#### Task description:
Your copy should be exact, beginning at the line containing "Output the component" and ending at the line containing "import * as", with both lines kept and every picture dropped.

#### Task input:

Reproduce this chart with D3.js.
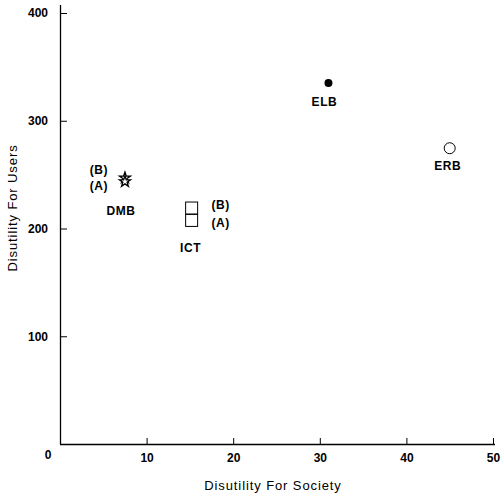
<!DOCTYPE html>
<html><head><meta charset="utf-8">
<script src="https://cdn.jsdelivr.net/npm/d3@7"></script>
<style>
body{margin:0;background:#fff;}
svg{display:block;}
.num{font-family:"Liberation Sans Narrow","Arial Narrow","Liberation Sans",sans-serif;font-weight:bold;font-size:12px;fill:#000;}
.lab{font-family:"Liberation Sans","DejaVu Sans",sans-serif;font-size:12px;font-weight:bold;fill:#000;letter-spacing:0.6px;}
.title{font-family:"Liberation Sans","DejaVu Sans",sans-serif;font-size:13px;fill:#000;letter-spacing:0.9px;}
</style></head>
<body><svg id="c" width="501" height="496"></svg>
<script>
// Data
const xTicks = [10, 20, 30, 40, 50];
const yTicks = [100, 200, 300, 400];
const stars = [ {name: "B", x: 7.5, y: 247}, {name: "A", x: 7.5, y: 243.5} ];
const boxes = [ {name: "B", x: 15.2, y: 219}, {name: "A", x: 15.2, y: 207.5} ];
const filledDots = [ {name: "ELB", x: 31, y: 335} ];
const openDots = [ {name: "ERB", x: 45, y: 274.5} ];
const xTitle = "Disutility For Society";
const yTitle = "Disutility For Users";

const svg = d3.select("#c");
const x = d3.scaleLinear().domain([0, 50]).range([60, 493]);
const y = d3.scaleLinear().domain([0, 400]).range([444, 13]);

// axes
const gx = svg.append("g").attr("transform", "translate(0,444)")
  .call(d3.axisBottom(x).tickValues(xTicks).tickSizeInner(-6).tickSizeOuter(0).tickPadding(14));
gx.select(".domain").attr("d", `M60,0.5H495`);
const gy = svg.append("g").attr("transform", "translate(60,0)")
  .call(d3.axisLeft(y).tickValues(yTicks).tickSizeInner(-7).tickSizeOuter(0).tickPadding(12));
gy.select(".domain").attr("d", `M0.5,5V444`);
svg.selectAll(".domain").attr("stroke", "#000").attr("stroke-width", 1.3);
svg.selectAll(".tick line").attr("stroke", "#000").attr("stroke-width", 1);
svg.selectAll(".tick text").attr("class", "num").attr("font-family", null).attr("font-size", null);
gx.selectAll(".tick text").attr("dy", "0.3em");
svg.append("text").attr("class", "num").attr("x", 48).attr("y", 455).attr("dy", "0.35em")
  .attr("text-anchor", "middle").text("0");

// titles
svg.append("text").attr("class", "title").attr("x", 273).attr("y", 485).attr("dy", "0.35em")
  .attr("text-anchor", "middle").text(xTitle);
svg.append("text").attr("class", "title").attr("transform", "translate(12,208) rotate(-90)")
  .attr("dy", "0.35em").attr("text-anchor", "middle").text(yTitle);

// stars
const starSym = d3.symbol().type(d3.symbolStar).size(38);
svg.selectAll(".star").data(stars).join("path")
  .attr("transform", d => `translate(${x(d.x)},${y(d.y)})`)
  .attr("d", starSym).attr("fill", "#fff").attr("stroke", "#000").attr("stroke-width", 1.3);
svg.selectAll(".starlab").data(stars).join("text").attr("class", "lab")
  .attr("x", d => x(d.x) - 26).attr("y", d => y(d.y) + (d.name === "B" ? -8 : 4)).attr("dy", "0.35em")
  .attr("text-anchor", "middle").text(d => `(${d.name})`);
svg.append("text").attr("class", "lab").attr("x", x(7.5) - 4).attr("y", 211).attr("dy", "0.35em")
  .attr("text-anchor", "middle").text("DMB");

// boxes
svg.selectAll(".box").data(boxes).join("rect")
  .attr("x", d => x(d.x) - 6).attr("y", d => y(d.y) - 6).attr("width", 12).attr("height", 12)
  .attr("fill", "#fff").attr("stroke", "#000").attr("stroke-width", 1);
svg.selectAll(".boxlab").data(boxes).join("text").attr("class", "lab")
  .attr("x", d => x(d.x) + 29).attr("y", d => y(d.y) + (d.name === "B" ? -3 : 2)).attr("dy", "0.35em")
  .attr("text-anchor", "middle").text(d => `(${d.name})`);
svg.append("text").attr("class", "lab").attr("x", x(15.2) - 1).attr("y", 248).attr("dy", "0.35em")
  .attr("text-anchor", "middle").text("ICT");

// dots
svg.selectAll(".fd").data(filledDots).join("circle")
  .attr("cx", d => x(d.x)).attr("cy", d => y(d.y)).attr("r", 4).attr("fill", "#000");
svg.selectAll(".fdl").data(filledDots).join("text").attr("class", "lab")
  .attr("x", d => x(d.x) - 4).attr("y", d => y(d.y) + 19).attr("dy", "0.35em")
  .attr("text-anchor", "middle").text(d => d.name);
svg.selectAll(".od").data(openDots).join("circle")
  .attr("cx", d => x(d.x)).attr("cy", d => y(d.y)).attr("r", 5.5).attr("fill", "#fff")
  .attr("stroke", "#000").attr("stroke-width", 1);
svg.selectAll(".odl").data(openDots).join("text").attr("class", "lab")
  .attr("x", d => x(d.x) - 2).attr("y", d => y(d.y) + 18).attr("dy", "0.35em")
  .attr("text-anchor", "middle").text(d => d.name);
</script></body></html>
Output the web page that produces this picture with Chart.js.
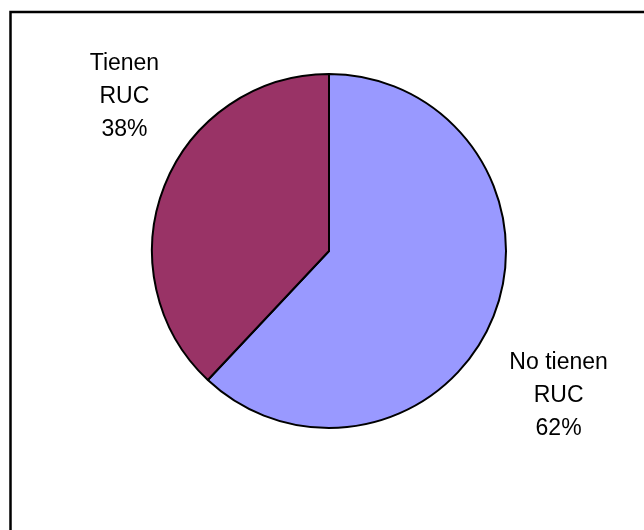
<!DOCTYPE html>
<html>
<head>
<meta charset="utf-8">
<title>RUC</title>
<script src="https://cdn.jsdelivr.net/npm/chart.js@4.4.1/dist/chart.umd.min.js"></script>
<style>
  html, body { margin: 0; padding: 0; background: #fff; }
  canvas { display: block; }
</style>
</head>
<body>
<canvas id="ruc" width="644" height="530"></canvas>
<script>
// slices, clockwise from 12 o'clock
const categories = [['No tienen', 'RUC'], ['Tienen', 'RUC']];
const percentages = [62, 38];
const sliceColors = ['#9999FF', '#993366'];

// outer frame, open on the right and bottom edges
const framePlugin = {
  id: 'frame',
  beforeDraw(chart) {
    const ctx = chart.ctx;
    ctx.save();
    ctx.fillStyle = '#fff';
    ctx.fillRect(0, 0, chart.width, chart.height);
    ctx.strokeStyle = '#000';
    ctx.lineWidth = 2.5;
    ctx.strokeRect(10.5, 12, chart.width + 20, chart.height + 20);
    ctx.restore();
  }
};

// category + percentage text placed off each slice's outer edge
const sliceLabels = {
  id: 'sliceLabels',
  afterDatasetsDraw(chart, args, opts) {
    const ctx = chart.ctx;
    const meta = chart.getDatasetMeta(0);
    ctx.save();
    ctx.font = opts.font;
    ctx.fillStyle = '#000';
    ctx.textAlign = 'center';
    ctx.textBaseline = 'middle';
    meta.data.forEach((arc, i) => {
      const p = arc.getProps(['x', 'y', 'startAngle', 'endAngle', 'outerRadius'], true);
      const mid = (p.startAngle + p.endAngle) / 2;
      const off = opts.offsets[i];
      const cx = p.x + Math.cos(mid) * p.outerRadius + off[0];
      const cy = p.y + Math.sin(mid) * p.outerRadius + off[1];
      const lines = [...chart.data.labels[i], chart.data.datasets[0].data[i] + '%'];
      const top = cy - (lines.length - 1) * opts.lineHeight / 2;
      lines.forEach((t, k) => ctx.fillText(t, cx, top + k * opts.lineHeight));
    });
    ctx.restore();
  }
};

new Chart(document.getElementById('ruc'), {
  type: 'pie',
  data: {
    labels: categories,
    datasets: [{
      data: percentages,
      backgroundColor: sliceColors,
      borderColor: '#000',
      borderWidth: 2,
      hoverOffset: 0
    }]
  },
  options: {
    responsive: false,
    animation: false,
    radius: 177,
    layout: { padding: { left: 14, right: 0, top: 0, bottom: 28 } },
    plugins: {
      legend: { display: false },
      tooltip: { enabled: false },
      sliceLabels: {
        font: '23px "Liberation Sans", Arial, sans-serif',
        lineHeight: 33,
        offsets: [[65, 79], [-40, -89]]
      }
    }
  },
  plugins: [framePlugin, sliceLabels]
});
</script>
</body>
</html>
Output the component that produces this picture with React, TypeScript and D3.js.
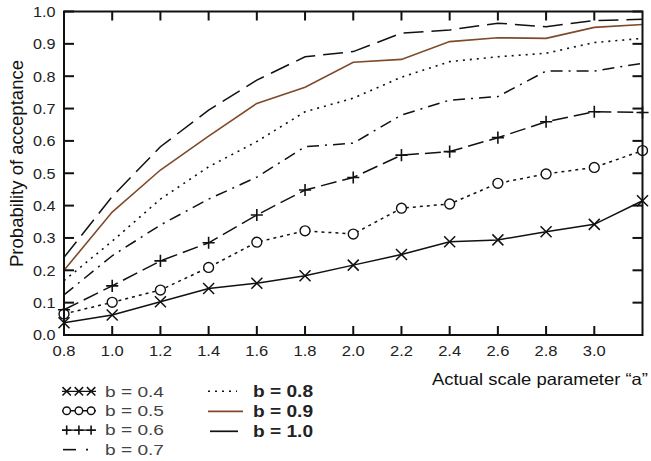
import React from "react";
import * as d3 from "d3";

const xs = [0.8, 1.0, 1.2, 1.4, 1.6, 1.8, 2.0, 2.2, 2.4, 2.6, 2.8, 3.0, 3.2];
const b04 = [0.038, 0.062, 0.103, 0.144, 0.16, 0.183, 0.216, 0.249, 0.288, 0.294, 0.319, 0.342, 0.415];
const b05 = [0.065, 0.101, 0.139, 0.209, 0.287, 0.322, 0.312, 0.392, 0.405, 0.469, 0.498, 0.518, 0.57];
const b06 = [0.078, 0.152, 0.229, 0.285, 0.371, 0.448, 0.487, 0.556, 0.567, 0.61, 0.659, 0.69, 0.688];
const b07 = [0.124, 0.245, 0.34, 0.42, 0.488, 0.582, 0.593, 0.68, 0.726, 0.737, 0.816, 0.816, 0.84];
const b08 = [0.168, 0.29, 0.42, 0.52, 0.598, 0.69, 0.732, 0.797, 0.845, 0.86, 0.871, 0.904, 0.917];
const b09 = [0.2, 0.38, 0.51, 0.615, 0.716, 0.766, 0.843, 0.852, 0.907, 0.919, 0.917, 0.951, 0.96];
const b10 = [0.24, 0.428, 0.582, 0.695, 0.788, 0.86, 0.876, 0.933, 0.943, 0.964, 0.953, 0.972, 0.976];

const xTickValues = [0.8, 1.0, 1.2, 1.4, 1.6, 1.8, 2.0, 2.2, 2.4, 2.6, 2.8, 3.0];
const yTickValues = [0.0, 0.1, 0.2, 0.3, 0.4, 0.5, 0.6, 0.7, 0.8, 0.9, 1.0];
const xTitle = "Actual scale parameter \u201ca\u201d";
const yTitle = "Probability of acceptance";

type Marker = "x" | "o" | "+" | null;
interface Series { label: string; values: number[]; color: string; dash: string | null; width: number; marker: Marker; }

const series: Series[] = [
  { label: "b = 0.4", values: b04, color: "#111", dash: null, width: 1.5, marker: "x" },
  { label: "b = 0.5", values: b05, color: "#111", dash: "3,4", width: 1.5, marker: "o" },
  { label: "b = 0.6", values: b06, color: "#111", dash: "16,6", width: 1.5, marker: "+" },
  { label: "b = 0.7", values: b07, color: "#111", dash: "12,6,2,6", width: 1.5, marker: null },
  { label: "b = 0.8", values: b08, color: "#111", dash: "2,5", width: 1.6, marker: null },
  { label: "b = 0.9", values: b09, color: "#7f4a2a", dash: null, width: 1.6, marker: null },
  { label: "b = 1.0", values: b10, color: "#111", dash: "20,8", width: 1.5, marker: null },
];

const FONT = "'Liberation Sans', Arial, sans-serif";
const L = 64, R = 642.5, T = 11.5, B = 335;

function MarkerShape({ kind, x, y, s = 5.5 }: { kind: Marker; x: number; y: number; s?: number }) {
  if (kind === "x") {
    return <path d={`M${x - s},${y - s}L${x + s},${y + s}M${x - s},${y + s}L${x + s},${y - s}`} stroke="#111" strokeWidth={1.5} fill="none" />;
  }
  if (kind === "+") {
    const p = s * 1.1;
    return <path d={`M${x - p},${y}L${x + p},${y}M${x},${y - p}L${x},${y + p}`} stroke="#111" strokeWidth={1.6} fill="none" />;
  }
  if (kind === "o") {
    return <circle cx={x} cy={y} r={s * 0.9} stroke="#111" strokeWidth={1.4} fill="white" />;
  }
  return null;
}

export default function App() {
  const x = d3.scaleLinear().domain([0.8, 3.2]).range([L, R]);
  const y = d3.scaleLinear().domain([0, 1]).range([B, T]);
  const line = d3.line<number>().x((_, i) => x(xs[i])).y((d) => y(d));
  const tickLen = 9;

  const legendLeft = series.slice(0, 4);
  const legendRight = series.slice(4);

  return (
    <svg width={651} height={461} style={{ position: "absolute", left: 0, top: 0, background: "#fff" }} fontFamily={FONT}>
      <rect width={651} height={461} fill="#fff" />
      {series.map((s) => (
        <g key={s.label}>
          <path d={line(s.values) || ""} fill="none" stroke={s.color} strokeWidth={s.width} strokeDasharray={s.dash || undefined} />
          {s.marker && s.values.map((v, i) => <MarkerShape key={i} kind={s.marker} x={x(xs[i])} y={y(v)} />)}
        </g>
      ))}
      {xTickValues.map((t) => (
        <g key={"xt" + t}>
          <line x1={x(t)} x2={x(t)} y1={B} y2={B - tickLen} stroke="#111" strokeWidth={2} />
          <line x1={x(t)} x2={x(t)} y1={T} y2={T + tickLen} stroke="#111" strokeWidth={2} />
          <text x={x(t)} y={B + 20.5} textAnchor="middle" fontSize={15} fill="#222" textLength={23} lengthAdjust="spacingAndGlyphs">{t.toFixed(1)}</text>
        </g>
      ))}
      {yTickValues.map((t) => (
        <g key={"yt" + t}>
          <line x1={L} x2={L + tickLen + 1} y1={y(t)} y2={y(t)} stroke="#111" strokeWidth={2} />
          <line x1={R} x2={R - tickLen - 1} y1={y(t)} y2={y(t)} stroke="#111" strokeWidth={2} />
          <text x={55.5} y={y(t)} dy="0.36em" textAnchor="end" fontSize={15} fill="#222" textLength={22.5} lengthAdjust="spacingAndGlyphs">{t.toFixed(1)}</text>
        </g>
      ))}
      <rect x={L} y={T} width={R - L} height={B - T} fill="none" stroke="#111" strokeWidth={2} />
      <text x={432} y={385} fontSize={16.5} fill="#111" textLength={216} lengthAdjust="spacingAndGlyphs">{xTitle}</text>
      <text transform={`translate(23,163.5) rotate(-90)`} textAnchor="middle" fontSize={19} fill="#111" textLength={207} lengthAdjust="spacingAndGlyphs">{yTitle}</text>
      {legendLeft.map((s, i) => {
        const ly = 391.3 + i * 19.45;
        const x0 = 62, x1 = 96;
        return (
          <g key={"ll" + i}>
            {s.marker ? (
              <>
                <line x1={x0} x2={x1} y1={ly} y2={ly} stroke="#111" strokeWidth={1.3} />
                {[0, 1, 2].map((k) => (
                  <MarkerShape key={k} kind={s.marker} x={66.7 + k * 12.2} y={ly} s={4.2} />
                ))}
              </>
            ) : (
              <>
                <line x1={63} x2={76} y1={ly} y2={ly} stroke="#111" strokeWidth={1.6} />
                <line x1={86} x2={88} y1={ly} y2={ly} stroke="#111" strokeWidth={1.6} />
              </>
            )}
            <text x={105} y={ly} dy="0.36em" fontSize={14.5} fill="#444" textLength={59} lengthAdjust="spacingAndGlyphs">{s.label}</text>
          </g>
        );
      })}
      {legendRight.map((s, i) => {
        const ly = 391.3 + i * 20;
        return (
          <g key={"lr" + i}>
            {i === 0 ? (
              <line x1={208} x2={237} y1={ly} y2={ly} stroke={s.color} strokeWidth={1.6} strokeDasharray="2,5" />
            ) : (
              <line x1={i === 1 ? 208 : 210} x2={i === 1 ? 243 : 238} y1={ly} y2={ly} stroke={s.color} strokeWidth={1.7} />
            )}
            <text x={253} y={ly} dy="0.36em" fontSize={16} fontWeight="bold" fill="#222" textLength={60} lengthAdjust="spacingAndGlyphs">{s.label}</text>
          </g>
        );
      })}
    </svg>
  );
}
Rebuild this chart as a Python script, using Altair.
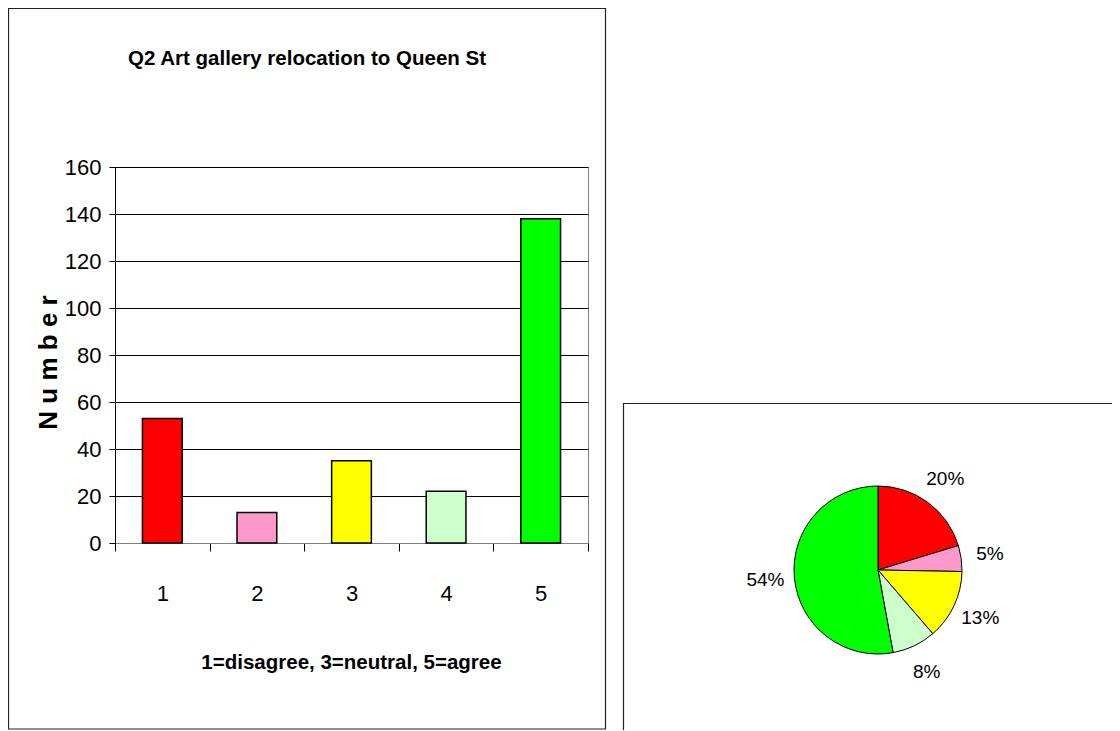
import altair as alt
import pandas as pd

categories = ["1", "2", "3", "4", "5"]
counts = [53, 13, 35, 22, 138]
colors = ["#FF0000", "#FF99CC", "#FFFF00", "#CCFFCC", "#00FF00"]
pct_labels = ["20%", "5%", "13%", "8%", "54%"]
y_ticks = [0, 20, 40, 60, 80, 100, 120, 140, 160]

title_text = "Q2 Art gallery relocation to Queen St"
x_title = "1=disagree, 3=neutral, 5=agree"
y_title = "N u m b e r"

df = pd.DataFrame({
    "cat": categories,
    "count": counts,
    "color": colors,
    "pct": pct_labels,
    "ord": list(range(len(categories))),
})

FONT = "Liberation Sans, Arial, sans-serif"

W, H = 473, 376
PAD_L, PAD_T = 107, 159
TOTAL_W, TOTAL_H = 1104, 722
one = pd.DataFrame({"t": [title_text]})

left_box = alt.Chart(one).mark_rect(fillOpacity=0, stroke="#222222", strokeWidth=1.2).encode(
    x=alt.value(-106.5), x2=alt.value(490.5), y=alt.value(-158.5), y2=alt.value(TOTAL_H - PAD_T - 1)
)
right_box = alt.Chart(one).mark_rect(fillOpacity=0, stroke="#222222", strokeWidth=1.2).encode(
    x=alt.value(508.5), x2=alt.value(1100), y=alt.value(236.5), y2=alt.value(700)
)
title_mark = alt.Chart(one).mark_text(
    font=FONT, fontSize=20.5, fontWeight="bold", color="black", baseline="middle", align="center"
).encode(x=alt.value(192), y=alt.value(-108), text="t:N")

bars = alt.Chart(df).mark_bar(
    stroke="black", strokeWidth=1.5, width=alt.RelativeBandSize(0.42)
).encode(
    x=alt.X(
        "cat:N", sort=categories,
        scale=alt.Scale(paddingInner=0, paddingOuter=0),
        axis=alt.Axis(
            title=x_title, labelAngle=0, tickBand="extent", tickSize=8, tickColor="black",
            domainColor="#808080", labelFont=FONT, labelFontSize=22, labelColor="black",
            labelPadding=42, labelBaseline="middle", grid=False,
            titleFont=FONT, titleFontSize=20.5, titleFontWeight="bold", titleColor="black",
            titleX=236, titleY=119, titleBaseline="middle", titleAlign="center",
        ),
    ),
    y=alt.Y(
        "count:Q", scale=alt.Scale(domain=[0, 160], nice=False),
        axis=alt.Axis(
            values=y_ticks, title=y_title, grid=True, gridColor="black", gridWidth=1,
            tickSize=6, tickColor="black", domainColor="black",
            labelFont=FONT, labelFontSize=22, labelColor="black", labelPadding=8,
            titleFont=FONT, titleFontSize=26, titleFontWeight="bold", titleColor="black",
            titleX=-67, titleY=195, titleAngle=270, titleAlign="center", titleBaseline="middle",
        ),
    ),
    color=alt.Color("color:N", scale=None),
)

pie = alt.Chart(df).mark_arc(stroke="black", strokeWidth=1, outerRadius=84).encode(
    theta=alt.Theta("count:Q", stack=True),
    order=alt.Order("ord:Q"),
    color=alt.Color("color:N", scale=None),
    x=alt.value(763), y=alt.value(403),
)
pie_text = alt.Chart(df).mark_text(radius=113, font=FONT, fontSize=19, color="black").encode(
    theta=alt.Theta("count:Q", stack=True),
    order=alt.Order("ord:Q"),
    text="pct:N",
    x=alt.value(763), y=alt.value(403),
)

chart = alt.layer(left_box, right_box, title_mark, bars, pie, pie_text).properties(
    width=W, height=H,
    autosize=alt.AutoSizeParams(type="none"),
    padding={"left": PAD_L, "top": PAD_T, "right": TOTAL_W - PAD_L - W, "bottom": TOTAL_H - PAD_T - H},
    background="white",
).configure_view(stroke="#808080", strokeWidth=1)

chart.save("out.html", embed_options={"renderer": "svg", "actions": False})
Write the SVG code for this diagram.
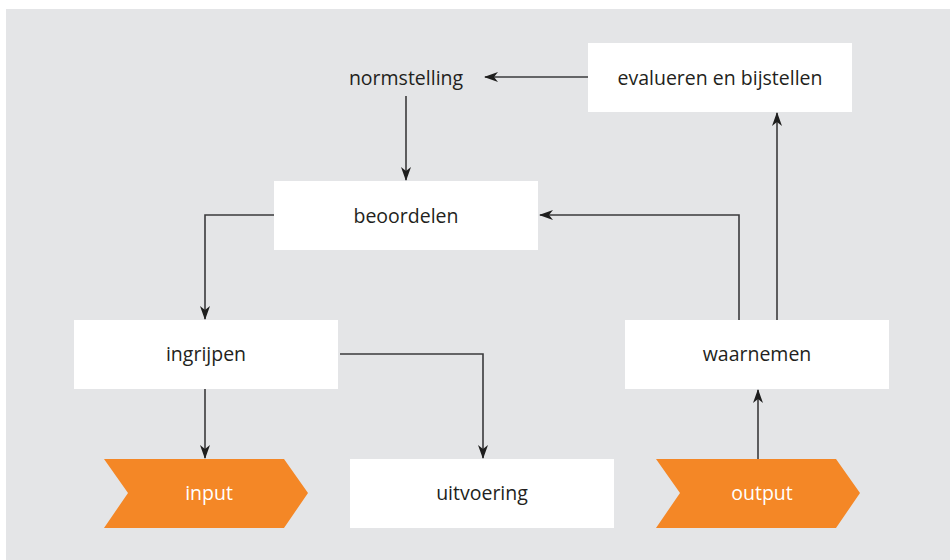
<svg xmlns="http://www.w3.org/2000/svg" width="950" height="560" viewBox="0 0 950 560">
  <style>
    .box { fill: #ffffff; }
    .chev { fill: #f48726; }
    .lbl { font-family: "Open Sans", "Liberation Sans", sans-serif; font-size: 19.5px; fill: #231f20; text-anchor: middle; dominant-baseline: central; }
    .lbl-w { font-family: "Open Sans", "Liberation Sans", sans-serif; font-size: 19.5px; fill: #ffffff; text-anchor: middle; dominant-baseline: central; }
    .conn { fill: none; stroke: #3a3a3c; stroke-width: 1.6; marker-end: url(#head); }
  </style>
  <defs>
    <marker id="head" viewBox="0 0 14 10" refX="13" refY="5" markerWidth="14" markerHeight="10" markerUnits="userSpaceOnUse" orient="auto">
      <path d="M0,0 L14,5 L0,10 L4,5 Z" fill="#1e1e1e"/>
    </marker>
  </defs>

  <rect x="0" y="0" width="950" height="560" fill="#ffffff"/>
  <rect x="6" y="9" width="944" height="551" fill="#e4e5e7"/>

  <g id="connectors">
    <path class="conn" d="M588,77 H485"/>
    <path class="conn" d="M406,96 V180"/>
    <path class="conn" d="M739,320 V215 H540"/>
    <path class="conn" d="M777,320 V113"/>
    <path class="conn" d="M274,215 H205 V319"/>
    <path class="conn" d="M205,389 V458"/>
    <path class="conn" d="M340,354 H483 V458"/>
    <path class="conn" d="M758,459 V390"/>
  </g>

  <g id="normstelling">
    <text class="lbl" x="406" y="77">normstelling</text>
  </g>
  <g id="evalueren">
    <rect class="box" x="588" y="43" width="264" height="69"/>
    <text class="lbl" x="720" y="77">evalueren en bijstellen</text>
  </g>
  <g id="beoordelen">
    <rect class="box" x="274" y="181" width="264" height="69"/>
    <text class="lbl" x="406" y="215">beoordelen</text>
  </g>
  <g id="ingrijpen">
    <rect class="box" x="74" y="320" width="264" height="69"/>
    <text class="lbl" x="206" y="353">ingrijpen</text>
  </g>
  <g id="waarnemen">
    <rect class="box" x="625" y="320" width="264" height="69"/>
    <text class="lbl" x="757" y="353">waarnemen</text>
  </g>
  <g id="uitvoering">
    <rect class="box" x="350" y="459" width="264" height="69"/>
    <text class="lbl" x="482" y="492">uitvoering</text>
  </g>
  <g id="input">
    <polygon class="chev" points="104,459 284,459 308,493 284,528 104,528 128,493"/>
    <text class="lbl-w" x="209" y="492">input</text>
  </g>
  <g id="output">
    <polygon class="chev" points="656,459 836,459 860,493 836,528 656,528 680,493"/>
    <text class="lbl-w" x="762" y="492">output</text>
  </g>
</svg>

#### Correct answer:
Output the component that produces this picture with React, TypeScript and D3.js.
import React from "react";
import * as d3 from "d3";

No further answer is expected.